The Ringer took 7 years to get made due to studios being put off by its premise. The script gained more traction once it got the endorsement of the Special Olympics and executive producer Peter Farrelly is himself a volunteer with Best Buddies, an organization that provides mentorships to special needs persons, and has routinely included characters in his films such as There's Something About Mary and Stuck on You. The movie also serves a test vehicle for Johnny Knoxville's ability to carry a comedy outside of his Jackass wheelhouse (Dukes of Hazzard reboot aside) and the movie is actually a very funny and surprisingly sweet film that shows just how good a leading man Knoxville can be.

Despite a premise that could easily be turned towards the lowest common denominator, the movie does a good job of deriving humor from its premise without making itself a one joke affair. The Special Athletes who make up the supporting cast aren't defined solely by their disability and take a lot of pride and dignity in their training and goals. When the special athletes find out about Steve and Gary's scam they're understandably angered by it but when they find out why he did it they actually work with him to help while also playing to their own desires to take the arrogant champion, Jimmy Washington, down a peg by breaking his multi year streak. There's a lot of humanity on display in this movie that makes these characters three dimensional but still allows them to be both fun and funny.
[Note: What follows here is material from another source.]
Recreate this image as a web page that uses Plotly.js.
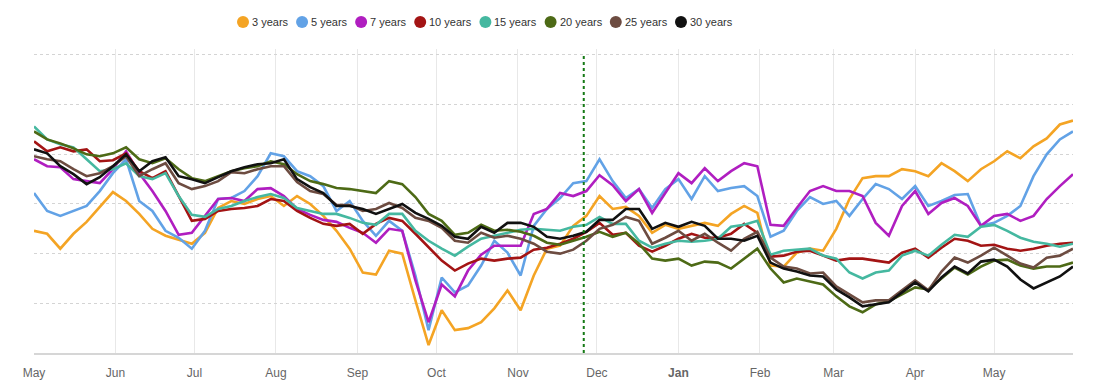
<!DOCTYPE html>
<html><head><meta charset="utf-8">
<script src="https://cdn.plot.ly/plotly-3.0.1.min.js"></script>
<style>html,body{margin:0;padding:0;background:#fff}#chart{width:1094px;height:385px}</style>
</head><body><div id="chart"></div>
<script>
const dates = ['2022-05-01','2022-05-06','2022-05-11','2022-05-16','2022-05-21','2022-05-26','2022-05-31',
'2022-06-05','2022-06-10','2022-06-15','2022-06-20','2022-06-25','2022-06-30',
'2022-07-05','2022-07-10','2022-07-15','2022-07-20','2022-07-25','2022-07-30',
'2022-08-04','2022-08-09','2022-08-14','2022-08-19','2022-08-24','2022-08-29',
'2022-09-03','2022-09-08','2022-09-13','2022-09-18','2022-09-23','2022-09-28',
'2022-10-03','2022-10-08','2022-10-13','2022-10-18','2022-10-23','2022-10-28',
'2022-11-02','2022-11-07','2022-11-12','2022-11-17','2022-11-22','2022-11-27',
'2022-12-02','2022-12-07','2022-12-12','2022-12-17','2022-12-22','2022-12-27',
'2023-01-01','2023-01-06','2023-01-11','2023-01-16','2023-01-21','2023-01-26','2023-01-31',
'2023-02-05','2023-02-10','2023-02-15','2023-02-20','2023-02-25',
'2023-03-02','2023-03-07','2023-03-12','2023-03-17','2023-03-22','2023-03-27',
'2023-04-01','2023-04-06','2023-04-11','2023-04-16','2023-04-21','2023-04-26',
'2023-05-01','2023-05-06','2023-05-11','2023-05-16','2023-05-21','2023-05-26','2023-05-31'];

const seriesNames = ['3 years','5 years','7 years','10 years','15 years','20 years','25 years','30 years'];
const seriesColors = ['#f4a424','#62a2e6','#b01ec0','#a31414','#45b8a0','#4d6a16','#6d4c41','#111111'];

const y3 = [12.3,12.0,10.5,12.0,13.2,14.7,16.2,15.3,14.0,12.5,11.8,11.4,11.0,12.1,14.6,15.3,15.0,15.5,15.8,14.8,
15.8,15.0,13.8,12.3,10.5,8.1,7.9,10.3,10.0,5.3,0.8,4.3,2.3,2.5,3.1,4.5,6.3,4.3,7.8,10.5,
10.8,12.8,13.8,15.8,14.5,14.7,13.8,12.1,12.9,12.5,12.8,13.1,12.8,14.0,14.8,14.1,8.8,8.7,10.1,10.5,
10.3,12.5,15.5,17.6,17.8,17.8,18.5,18.3,17.8,19.1,18.3,17.3,18.5,19.3,20.3,19.6,20.8,21.6,23.0,23.4];
const y5 = [16.1,14.3,13.8,14.3,14.8,16.3,18.1,19.5,15.3,14.3,12.3,11.6,10.5,12.3,15.5,15.6,16.3,17.8,20.1,19.8,
18.3,17.8,16.8,14.3,15.3,13.3,11.8,13.3,12.3,7.8,2.3,7.6,6.1,6.8,8.8,11.3,10.1,7.8,12.8,14.5,
15.6,17.1,17.3,19.5,17.3,15.6,16.5,14.6,16.5,17.5,15.5,17.8,16.3,16.6,16.8,15.8,11.7,12.3,14.3,15.7,
15.0,15.3,13.8,15.5,17.0,16.5,15.5,16.8,14.8,15.3,15.9,16.0,12.8,13.1,13.8,14.8,17.8,20.0,21.5,22.3];
const y7 = [19.5,18.8,18.7,17.5,17.3,17.1,18.5,20.3,18.1,16.3,14.3,11.9,12.1,13.8,15.5,15.6,15.3,16.5,16.6,15.8,
14.5,13.9,13.4,13.2,12.6,12.1,11.1,12.5,12.3,7.3,3.1,6.9,5.7,8.3,9.9,10.8,10.8,10.8,14.0,14.5,
16.1,15.8,16.3,17.9,16.9,15.3,16.5,14.1,16.1,18.1,17.1,18.6,17.3,18.3,19.1,18.8,12.9,12.8,14.6,16.3,
16.8,16.3,16.3,15.8,13.1,11.8,14.8,16.3,14.0,15.1,15.6,14.8,12.8,13.8,14.0,13.3,13.8,15.5,16.8,18.0];
const y10 = [21.3,20.3,20.7,20.3,20.5,19.3,19.4,20.1,18.3,17.6,18.3,15.8,13.3,13.5,14.3,14.5,14.6,14.8,15.5,15.3,
14.3,13.6,13.0,12.8,13.0,12.0,13.0,13.6,13.3,12.0,10.6,9.3,8.3,9.0,9.5,9.3,9.5,9.6,10.4,10.6,
11.0,11.5,12.2,13.1,11.9,12.1,10.8,10.2,10.8,11.5,12.0,11.6,11.6,12.0,13.0,12.1,9.7,9.8,10.2,10.3,
9.8,9.3,9.5,9.5,9.3,9.1,10.1,10.5,9.6,10.6,11.5,11.3,10.8,10.9,10.5,10.3,10.5,10.8,11.0,11.1];
const y15 = [22.8,21.5,21.0,20.7,19.5,18.3,18.5,19.1,17.8,17.5,18.1,15.8,13.9,13.7,14.5,14.8,15.3,15.7,16.0,15.6,
14.6,14.3,14.0,14.0,13.6,13.1,12.9,14.0,14.0,12.3,11.3,10.5,9.8,10.7,11.5,11.8,12.1,12.4,12.5,12.4,
12.3,12.7,12.9,13.7,13.0,13.0,11.3,10.6,11.0,11.3,11.2,11.3,11.5,12.7,12.9,13.3,9.9,10.3,10.4,10.5,
9.8,9.5,8.1,7.5,8.1,8.3,9.8,10.3,9.8,10.9,11.9,11.7,12.7,12.9,12.3,11.6,11.2,11.0,10.7,11.0];
const y20 = [22.3,21.5,21.1,20.6,20.0,19.8,20.1,20.7,19.5,19.1,19.6,18.5,17.6,17.3,17.8,18.3,18.6,18.8,19.3,19.0,
18.0,17.3,17.0,16.6,16.5,16.3,16.1,17.3,17.0,15.7,14.0,13.3,11.9,12.1,12.9,12.3,12.4,12.2,11.8,11.1,
10.9,11.3,11.7,12.2,11.7,12.1,11.0,9.5,9.3,9.5,8.8,9.2,9.1,8.5,9.5,10.5,8.5,7.1,7.5,7.2,
6.9,5.7,4.7,4.1,4.9,5.2,5.9,6.6,6.4,7.5,8.6,7.9,8.7,9.3,9.4,8.8,8.5,8.7,8.7,9.1];
const y25 = [19.8,19.5,19.3,18.5,17.8,18.1,18.8,19.8,17.8,18.5,19.1,17.1,16.5,16.8,17.3,18.2,18.1,18.5,18.8,18.8,
17.2,16.3,16.0,14.9,14.9,14.3,14.5,15.1,14.6,13.6,13.3,12.6,11.3,11.1,12.1,11.6,11.8,11.5,11.0,10.2,
10.0,10.4,11.3,12.5,12.9,13.7,13.3,11.0,11.6,12.3,11.3,12.0,11.1,10.3,11.5,12.2,9.6,8.7,8.5,8.0,
8.1,6.7,5.9,5.1,5.3,5.3,6.3,7.3,6.3,8.2,9.6,9.1,9.8,10.6,9.8,9.0,8.6,9.6,9.8,10.5];
const y30 = [20.5,20.1,18.8,18.0,17.0,17.7,18.8,20.0,18.3,19.3,19.7,17.8,17.5,17.1,17.7,18.3,18.7,19.0,19.1,19.5,
17.5,16.7,16.1,14.8,14.8,14.5,14.0,14.5,15.0,14.1,13.5,12.8,11.7,11.5,12.7,12.1,13.1,13.1,12.7,11.7,
11.5,11.8,12.2,13.4,13.4,14.5,14.5,12.5,13.1,12.7,13.2,12.8,11.5,11.5,11.3,11.8,9.1,8.5,8.2,7.8,
7.7,6.4,5.6,4.7,4.9,5.1,6.1,7.1,6.2,7.6,8.7,8.0,9.2,9.4,8.7,7.4,6.5,7.1,7.7,8.7];

const monthTicks = ['2022-05-01','2022-06-01','2022-07-01','2022-08-01','2022-09-01','2022-10-01','2022-11-01',
'2022-12-01','2023-01-01','2023-02-01','2023-03-01','2023-04-01','2023-05-01'];
const monthLabels = ['May','Jun','Jul','Aug','Sep','Oct','Nov','Dec','<b>Jan</b>','Feb','Mar','Apr','May'];
const markerDate = '2022-11-26';

const seriesValues = [y3,y5,y7,y10,y15,y20,y25,y30];

const W = 1094, H = 385;
const margin = {l: 34, r: 21, t: 49, b: 32};
const plotW = W - margin.l - margin.r, plotH = H - margin.t - margin.b;

const traces = seriesValues.map((vals, i) => ({
  type: 'scatter', mode: 'lines', name: seriesNames[i],
  x: dates, y: vals,
  line: {color: seriesColors[i], width: 2.6},
  showlegend: false,
  hovertemplate: '%{x|%d %b %Y}: %{y}<extra>' + seriesNames[i] + '</extra>'
}));

// Compact legend row (circle + label), laid out from measured label widths
const legendFont = 11;
const ctx = document.createElement('canvas').getContext('2d');
ctx.font = legendFont + 'px "Liberation Sans", Arial, sans-serif';
const legendPaperY = (H - 22 - margin.b) / plotH;   // row centred 22px below the top edge
const shapes = [{
  type: 'line', xref: 'x', yref: 'y', x0: markerDate, x1: markerDate, y0: 0, y1: 30,
  line: {color: '#157a15', width: 2, dash: 'dot'}
}];
const annotations = [];
let cursor = 237;
seriesNames.forEach((n, i) => {
  const cx = cursor + 6;
  shapes.push({
    type: 'circle', xref: 'paper', yref: 'paper', xsizemode: 'pixel', ysizemode: 'pixel',
    xanchor: (cx - margin.l) / plotW, yanchor: legendPaperY,
    x0: -6, x1: 6, y0: -6, y1: 6,
    fillcolor: seriesColors[i], line: {width: 0}
  });
  const tx = cx + 8;
  annotations.push({
    xref: 'paper', yref: 'paper', x: (tx - margin.l) / plotW, y: legendPaperY,
    xanchor: 'left', yanchor: 'middle', showarrow: false, borderpad: 0,
    text: n, font: {size: legendFont, color: '#333'}
  });
  cursor = tx + ctx.measureText(n).width + 9;
});

const layout = {
  width: W, height: H,
  margin: margin,
  paper_bgcolor: '#ffffff', plot_bgcolor: '#ffffff',
  font: {family: '"Liberation Sans", Arial, sans-serif', size: 12, color: '#333'},
  showlegend: false,
  hovermode: 'x',
  xaxis: {
    type: 'date', range: ['2022-05-01', '2023-05-31'],
    tickmode: 'array', tickvals: monthTicks, ticktext: monthLabels,
    showgrid: true, gridcolor: '#e8e8e8', gridwidth: 1,
    showline: true, linecolor: '#d6d6d6', linewidth: 2,
    zeroline: false, ticks: '', ticklabelstandoff: 8,
    tickfont: {size: 12, color: '#666'}
  },
  yaxis: {
    range: [0, 30.6], tick0: 0, dtick: 5,
    showticklabels: false, showgrid: true, gridcolor: '#d4d4d4', griddash: 'dot', gridwidth: 1,
    zeroline: false, showline: false
  },
  shapes: shapes,
  annotations: annotations
};

Plotly.newPlot('chart', traces, layout, {displayModeBar: false, responsive: false});
</script>
</body></html>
Johnny Knoxville is very good playing Steve Barker who's a likable good natured slob who just wants to do right by his friend, and he showcases some really good comic energy and timing as he switches between himself and the persona he's created with Jeffy. Katherine Heigl plays Lynn, a volunteer with the Special Olympics who is also a love interest for Knoxville's character and she plays the character with sweetness and sincerity and has genuinely desire to help and foster persons with special needs due to her own experience with her brother. Brian Cox is despicably good as Steve's sleazy, lecherous, gambling uncle Gary, and the exchanges between Cox and Knoxville are incredibly well done with Knoxville reacting just perfectly to Gary's casual ableism.

The Ringer takes a subject that could've easily been played too safe or too lowbrow and finds the perfect balance for it. While not every joke lands, the ratio is more hits than misses and an assortment of likable characters who feel fully formed and not just punchline machines give the movie a level of sweetness and sincerity that's uncommon in this type of movie.